South African church probe is branded ‘anti-Christian’
A government investigation into the practices of churches operating in South Africa has been slammed by evangelist Mervin Reddy, above, and other religious leaders who fear that the authorities intend to exert ‘heavy-handed control’ over the way they operate.
Their misgivings relate to a study by the Commission for the Promotion and Protection of the Rights of Cultural, Religious and Linguistic Communities into the commercialisation of religion, “healing”, and bizarre practices such as congregants being made to eat grass, snakes or rats.
Speaking at an information-sharing meeting with religious and traditional leaders in Phoenix earlier this month Reddy said “corridor talk” had been that the commission was out to “hunt and close down” churches because it was believed the government was becoming “anti-Christian”.
Founder of the Christian Revival Centre, Dr Paul “Jesus for Africa” Lutchman, accused the commission of duplicating the work of the taxman, saying if the commission wanted to check their finances they should go to the South African tax authority, SARS.
“Apostle” Bheki Buthelezi questioned the commission’s “qualifications” to investigate the religious fraternity, asking whether any of them had the theological knowledge and expertise to question them.
“Bishop” T B Ngcobo agreed, saying the commission did not understand the doctrines of the different churches.
We are scared. When your submissions reach Parliament, they will become law and we can’t change the law. The religious sector will find itself oppressed, we’ve seen it done in other countries.
Acting Chief Executive of the Commission, Edward Mafadza, explained that the purpose of the study was to investigate and understand issues around religion and traditional beliefs. This included worrisome practices, including the “supermarket approach” (with card swiping machines at places of worship) and the abuse of people’s faith.
The underlying issues driving people to buy into the promises of riches and miracle cures would also be probed.
There must be serious issues, perhaps desperation or poverty, which make our people vulnerable to doing these things. To believe someone when they say petrol tastes like juice for example, if that is the case why do we spend money on petrol and not run cars with juice?
Like the South African Human Rights Commission and the Office of the Public Protector, the Commission was established under chapter nine of the constitution. Its enabling act allows it to subpoena people to appear before it.
Mafadza gave an assurance that the commission was guided by the South African Charter of Religious Rights and Freedoms and it was not for it to challenge doctrines or tell leaders how to practise their religions or traditions.

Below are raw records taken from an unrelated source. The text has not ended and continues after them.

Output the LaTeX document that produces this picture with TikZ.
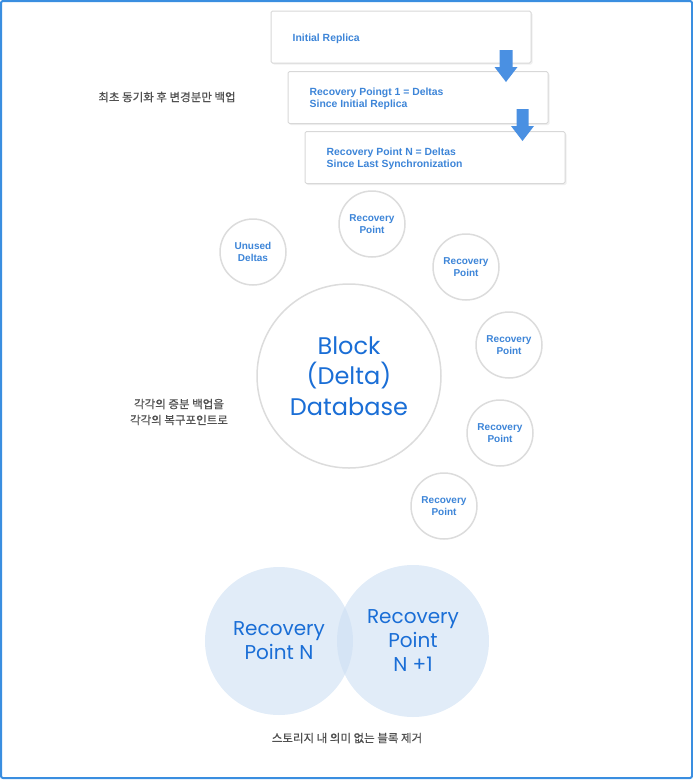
\documentclass[tikz,border=0pt]{standalone}
\usepackage{fontspec}
\setmainfont{Liberation Sans}
\newfontfamily\kr{Noto Sans CJK KR}[FakeBold=0.6]
\newfontfamily\geo{Poppins}
\usetikzlibrary{shadows,calc}
\definecolor{frameblue}{HTML}{3A8EE0}
\definecolor{txtblue}{HTML}{3D85D8}
\definecolor{bigblue}{HTML}{1A6ED6}
\definecolor{arrblue}{HTML}{4A90E2}
\definecolor{ring}{HTML}{DCDCDC}
\definecolor{boxline}{HTML}{D8D8D8}
\definecolor{krgray}{HTML}{505050}
\definecolor{venn}{RGB}{205,223,243}
\tikzset{
  stepbox/.style={draw=boxline, line width=1pt, fill=white, rounded corners=1.5pt,
    minimum width=260pt, minimum height=52pt, inner sep=0pt,
    drop shadow={opacity=0.12, shadow xshift=1.5pt, shadow yshift=-1.5pt}},
  steptext/.style={anchor=west, inner sep=0pt, align=left,
    font=\bfseries\fontsize{10.4}{12}\selectfont, text=txtblue},
  smallc/.style={circle, draw=ring, line width=1.5pt, fill=white, minimum size=66pt,
    inner sep=0pt, align=center, font=\bfseries\fontsize{10}{12}\selectfont, text=txtblue},
  bigc/.style={circle, draw=ring, line width=1.5pt, fill=white, minimum size=184pt,
    inner sep=0pt, align=center, font=\geo\fontsize{24}{30.5}\selectfont, text=bigblue},
  vennc/.style={circle, fill=venn, fill opacity=0.6, text opacity=1, inner sep=0pt,
    align=center, font=\geo\fontsize{20}{24}\selectfont, text=bigblue},
  krlabel/.style={font=\kr\fontsize{11.5}{16}\selectfont, text=krgray, align=center},
  downarrow/.style={fill=arrblue}
}
\begin{document}
\begin{tikzpicture}[x=1pt,y=-1pt]
\useasboundingbox (0,0) rectangle (693,780);
\draw[frameblue, line width=2pt, rounded corners=2pt] (1,1) rectangle (692,778);

% boxes
\node[stepbox] (b1) at (401,37) {};
\node[stepbox] (b2) at (418,97.5) {};
\node[stepbox] (b3) at (435,157.5) {};
\node[steptext] (t1) at ($(b1.west)+(22,1.5)$) {Initial Replica};
\node[steptext] (t2) at ($(b2.west)+(22,1.5)$) {Recovery Poingt 1 = Deltas\\Since Initial Replica};
\node[steptext] (t3) at ($(b3.west)+(22,1.5)$) {Recovery Point N = Deltas\\Since Last Synchronization};

% arrows
\coordinate (a1) at (506,50);
\coordinate (a2) at (522.5,109);
\fill[downarrow] ($(a1)+(-6.5,0)$) -- ++(13,0) -- ++(0,17) -- ++(5,0) -- ++(-11.5,15) -- ++(-11.5,-15) -- ++(5,0) -- cycle;
\fill[downarrow] ($(a2)+(-6,0)$) -- ++(12,0) -- ++(0,17) -- ++(5.5,0) -- ++(-11.5,15) -- ++(-11.5,-15) -- ++(5.5,0) -- cycle;

\node[krlabel] (k1) at (167,97) {최초 동기화 후 변경분만 백업};

% circles
\node[bigc] (db) at (349,376) {Block\\(Delta)\\Database};
\node[smallc] (ud) at (253,252) {Unused\\Deltas};
\node[smallc] (r1) at (372,224) {Recovery\\Point};
\node[smallc] (r2) at (466,267) {Recovery\\Point};
\node[smallc] (r3) at (509,345) {Recovery\\Point};
\node[smallc] (r4) at (500,433) {Recovery\\Point};
\node[smallc] (r5) at (444,506) {Recovery\\Point};

\node[krlabel] (k2) at (179,412) {각각의 증분 백업을\\각각의 복구포인트로};

% venn
\node[vennc, minimum size=148pt] (vn) at (279,641) {Recovery\\Point N};
\node[vennc, minimum size=152pt] (vn1) at (413,641) {Recovery\\Point\\N +1};

\node[krlabel] (k3) at (347,738) {스토리지 내 의미 없는 블록 제거};
\end{tikzpicture}
\end{document}
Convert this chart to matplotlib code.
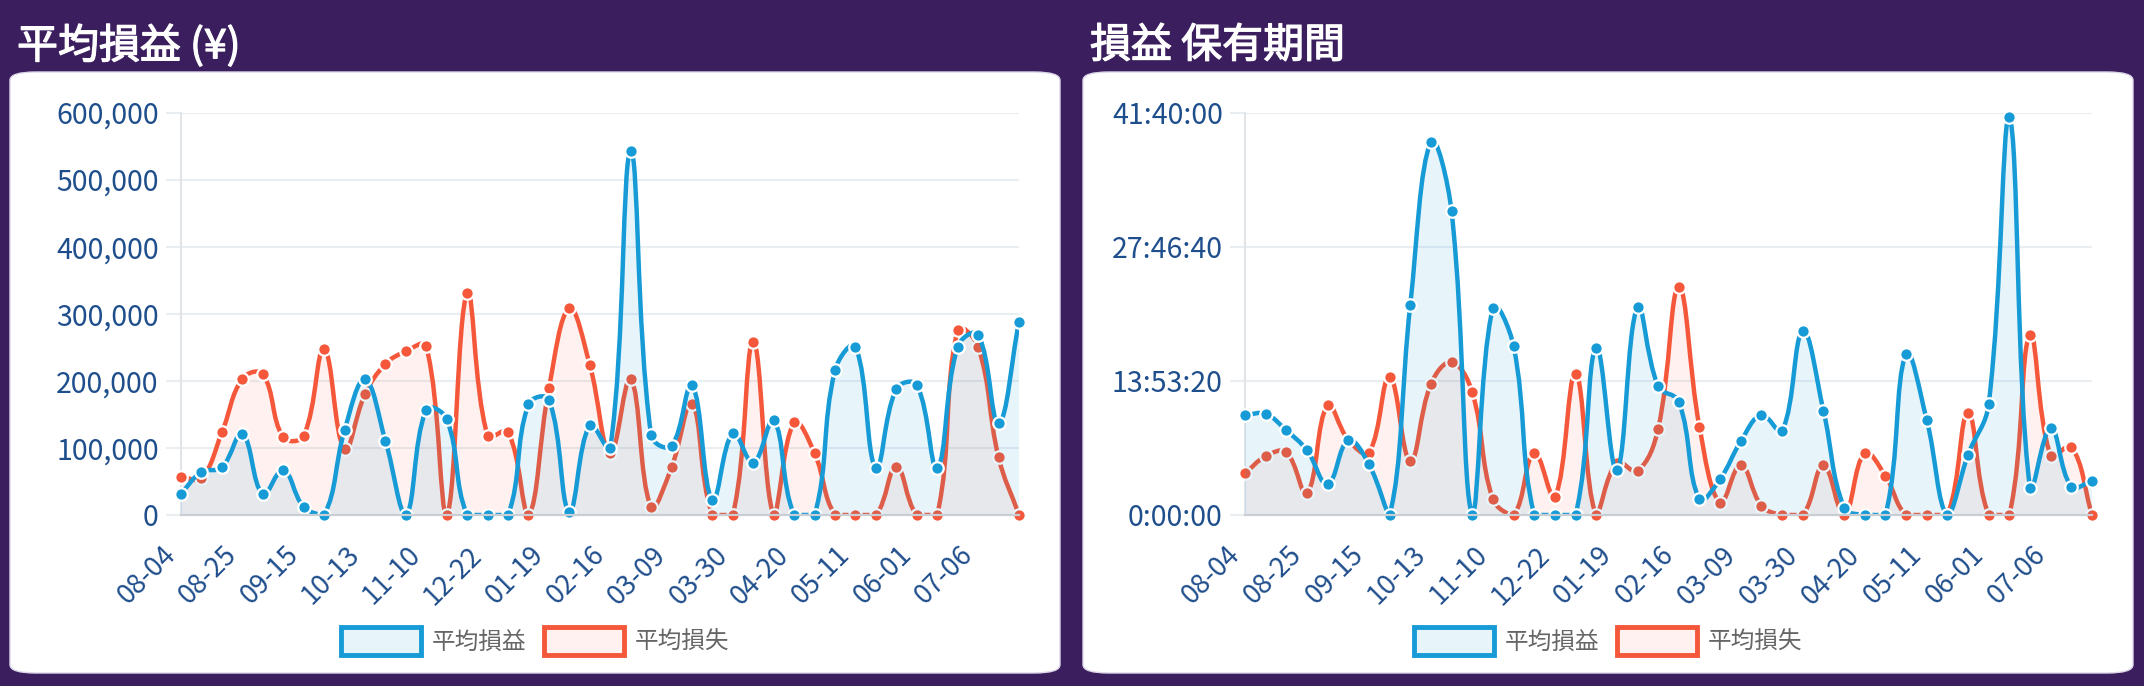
import numpy as np
import matplotlib
matplotlib.use("Agg")
import matplotlib.pyplot as plt
import matplotlib.patheffects as pe
from matplotlib.path import Path
from matplotlib.patches import PathPatch, FancyBboxPatch, Patch
from matplotlib.ticker import FuncFormatter, MultipleLocator

plt.rcParams['font.family'] = ['Noto Sans CJK JP', 'DejaVu Sans']

# === données ===
dates = ["08-04", "08-11", "08-18", "08-25", "09-01", "09-08", "09-15", "09-22", "10-06",
         "10-13", "10-20", "11-03", "11-10", "11-17", "12-08", "12-22", "12-29", "01-12",
         "01-19", "01-26", "02-09", "02-16", "02-23", "03-02", "03-09", "03-16", "03-23",
         "03-30", "04-06", "04-13", "04-20", "04-27", "05-04", "05-11", "05-18", "05-25",
         "06-01", "06-15", "06-29", "07-06", "07-13", "07-20"]

# 平均損益 (¥)
pl_profit = [32000, 64000, 71000, 121000, 31000, 67000, 12000, 0, 126000, 202000, 111000,
             0, 157000, 143000, 0, 0, 0, 165000, 172000, 5000, 134000, 100000, 542000,
             119000, 103000, 194000, 22000, 122000, 78000, 141000, 0, 0, 216000, 251000,
             70000, 188000, 194000, 70000, 251000, 269000, 137000, 288000]
pl_loss = [57000, 55000, 123000, 203000, 210000, 116000, 118000, 247000, 98000, 180000,
           225000, 244000, 252000, 0, 331000, 118000, 124000, 0, 189000, 308000, 224000,
           92000, 203000, 12000, 71000, 166000, 0, 0, 258000, 0, 138000, 92000, 0, 0, 0,
           72000, 0, 0, 276000, 251000, 86000, 0]

# 損益 保有期間 (secondes)
hold_profit = [37290, 37660, 31570, 24110, 11440, 27840, 18890, 0, 78300, 139090, 113110,
               0, 77310, 63020, 0, 0, 0, 62400, 16660, 77560, 47980, 42260, 5970, 13420,
               27470, 37290, 31320, 68490, 38910, 2730, 0, 0, 60040, 35430, 0, 22500,
               41390, 148410, 10070, 32440, 10570, 12680]
hold_loss = [15540, 21880, 23370, 8080, 40900, 28000, 23240, 51580, 20140, 48850, 56930,
             45740, 5840, 0, 23240, 6710, 52700, 0, 19500, 16410, 32190, 85020, 32820,
             4600, 18650, 3480, 0, 0, 18520, 0, 23120, 14540, 0, 0, 0, 37910, 0, 0,
             67250, 22130, 25480, 0]

series_labels = ["平均損益", "平均損失"]
titles = ["平均損益 (¥)", "損益 保有期間"]

BG = "#3b1e5e"
BLUE = "#169bd6"
RED = "#f5573a"
TICK_COL = "#1f4e8c"
GRID_COL = "#e9eef3"

W, H = 2144, 686
fig = plt.figure(figsize=(W / 100, H / 100), dpi=100)
fig.patch.set_facecolor(BG)


def fx(px):
    return px / W


def fy(py):
    return 1 - py / H


# courbe de bezier facon Chart.js (tension 0.4)
def spline(vals, ymax, w_px, h_px, tension=0.4):
    n = len(vals)
    sx = w_px / (n - 1)
    sy = h_px / ymax
    px = np.arange(n) * sx
    py = np.asarray(vals, dtype=float) * sy
    cin = np.zeros((n, 2))
    cout = np.zeros((n, 2))
    for i in range(n):
        a = max(i - 1, 0)
        b = min(i + 1, n - 1)
        d01 = np.hypot(px[i] - px[a], py[i] - py[a])
        d12 = np.hypot(px[b] - px[i], py[b] - py[i])
        tot = d01 + d12
        s01 = d01 / tot if tot else 0
        s12 = d12 / tot if tot else 0
        dx, dy = px[b] - px[a], py[b] - py[a]
        cin[i] = (px[i] - tension * s01 * dx, py[i] - tension * s01 * dy)
        cout[i] = (px[i] + tension * s12 * dx, py[i] + tension * s12 * dy)
    cin[:, 1] = np.clip(cin[:, 1], 0, h_px)
    cout[:, 1] = np.clip(cout[:, 1], 0, h_px)
    verts = [(px[0], py[0])]
    codes = [Path.MOVETO]
    for i in range(n - 1):
        verts += [tuple(cout[i]), tuple(cin[i + 1]), (px[i + 1], py[i + 1])]
        codes += [Path.CURVE4] * 3
    verts = np.array(verts)
    verts[:, 0] /= sx
    verts[:, 1] /= sy
    return verts, codes


def hms(v, pos):
    v = int(round(v))
    return f"{v // 3600}:{(v % 3600) // 60:02d}:{v % 60:02d}"


def draw_panel(left, right, title, profit, loss, ymax, ystep, fmt):
    # carte blanche arrondie
    card = FancyBboxPatch((fx(left), fy(673)), fx(right - left), (673 - 72) / H,
                          boxstyle="round,pad=0,rounding_size=0.012",
                          transform=fig.transFigure, facecolor="white",
                          edgecolor="#dcd6e8", linewidth=1, zorder=-1)
    fig.patches.append(card)
    fig.text(fx(left + 7), fy(46), title, color="white", fontsize=29.5,
             va="center", ha="left",
             path_effects=[pe.withStroke(linewidth=0.9, foreground="white")])

    ax_l = left + 171 if left < 500 else left + 162
    ax_r = right - 41
    ax = fig.add_axes([fx(ax_l), fy(515), fx(ax_r - ax_l), (515 - 112.5) / H])
    ax.set_zorder(1)
    ax.set_facecolor("none")
    w_px = ax_r - ax_l
    h_px = 515 - 112.5
    n = len(profit)
    x = np.arange(n)

    # perte d'abord, puis le profit par-dessus
    for vals, col, fill, z in [(loss, RED, (245 / 255, 87 / 255, 58 / 255, 0.08), 2),
                               (profit, BLUE, (22 / 255, 155 / 255, 214 / 255, 0.10), 6)]:
        verts, codes = spline(vals, ymax, w_px, h_px)
        fverts = np.vstack([verts, [[n - 1, 0], [0, 0], [0, 0]]])
        fcodes = codes + [Path.LINETO, Path.LINETO, Path.CLOSEPOLY]
        ax.add_patch(PathPatch(Path(fverts, fcodes), facecolor=fill, edgecolor="none",
                               zorder=z))
        ax.add_patch(PathPatch(Path(verts, codes), facecolor="none", edgecolor=col,
                               linewidth=3.2, capstyle="round", joinstyle="round",
                               zorder=z + 1))
        ax.plot(x, vals, linestyle="none", marker="o", markersize=9,
                markerfacecolor=col, markeredgecolor="white", markeredgewidth=1.6,
                zorder=z + 2, clip_on=False)

    ax.set_xlim(0, n - 1)
    ax.set_ylim(0, ymax)
    ax.yaxis.set_major_locator(MultipleLocator(ystep))
    ax.yaxis.set_major_formatter(FuncFormatter(fmt))
    ax.set_xticks(x[::3])
    ax.set_xticklabels(dates[::3], rotation=45, ha="right", va="top")
    ax.grid(axis="y", color=GRID_COL, linewidth=1.5, zorder=0)
    ax.set_axisbelow(True)
    for s in ["top", "right"]:
        ax.spines[s].set_visible(False)
    ax.spines["left"].set_color("#e1e4e9")
    ax.spines["left"].set_linewidth(1.5)
    ax.spines["bottom"].set_color("#c9cdd4")
    ax.spines["bottom"].set_linewidth(1.6)
    ax.spines["bottom"].set_zorder(10)
    ax.tick_params(axis="y", length=11, width=1.5, color=GRID_COL, pad=5,
                   labelsize=20.5, labelcolor=TICK_COL)
    ax.tick_params(axis="x", length=0, pad=19, labelsize=19.5, labelcolor=TICK_COL)

    handles = [Patch(facecolor=(22 / 255, 155 / 255, 214 / 255, 0.1), edgecolor=BLUE,
                     linewidth=3.5),
               Patch(facecolor=(245 / 255, 87 / 255, 58 / 255, 0.08), edgecolor=RED,
                     linewidth=3.5)]
    fig.legend(handles, series_labels, loc="center",
               bbox_to_anchor=(fx((left + right) / 2), fy(641)), ncol=2, frameon=False,
               fontsize=17, labelcolor="#666666", handlelength=3.4, handleheight=1.5,
               handletextpad=0.45, columnspacing=0.75)
    return ax


draw_panel(10, 1060, titles[0], pl_profit, pl_loss, 600000, 100000,
           lambda v, p: f"{v:,.0f}")
draw_panel(1083, 2133, titles[1], hold_profit, hold_loss, 150000, 50000, hms)

fig.savefig("out.png", dpi=100, facecolor=BG)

We are concerned with governance issues, processes followed, financial management and whether you are trained or ordained by another person or an institution.
Mafadza said more Christian leaders would be summoned than others because the faith had an overwhelmingly high presence in the country.
African religious leader Themba Shangase thanked the commission for “settling the dust” by explaining its intention as did Pastor Nathi Zondi who said the “uproar” and defensive stance had been caused by a lack of clarity on the purpose of the study.
A final report is expected to be completed by April next year and be presented to Parliament with recommendations for “self regulation” in the sectors.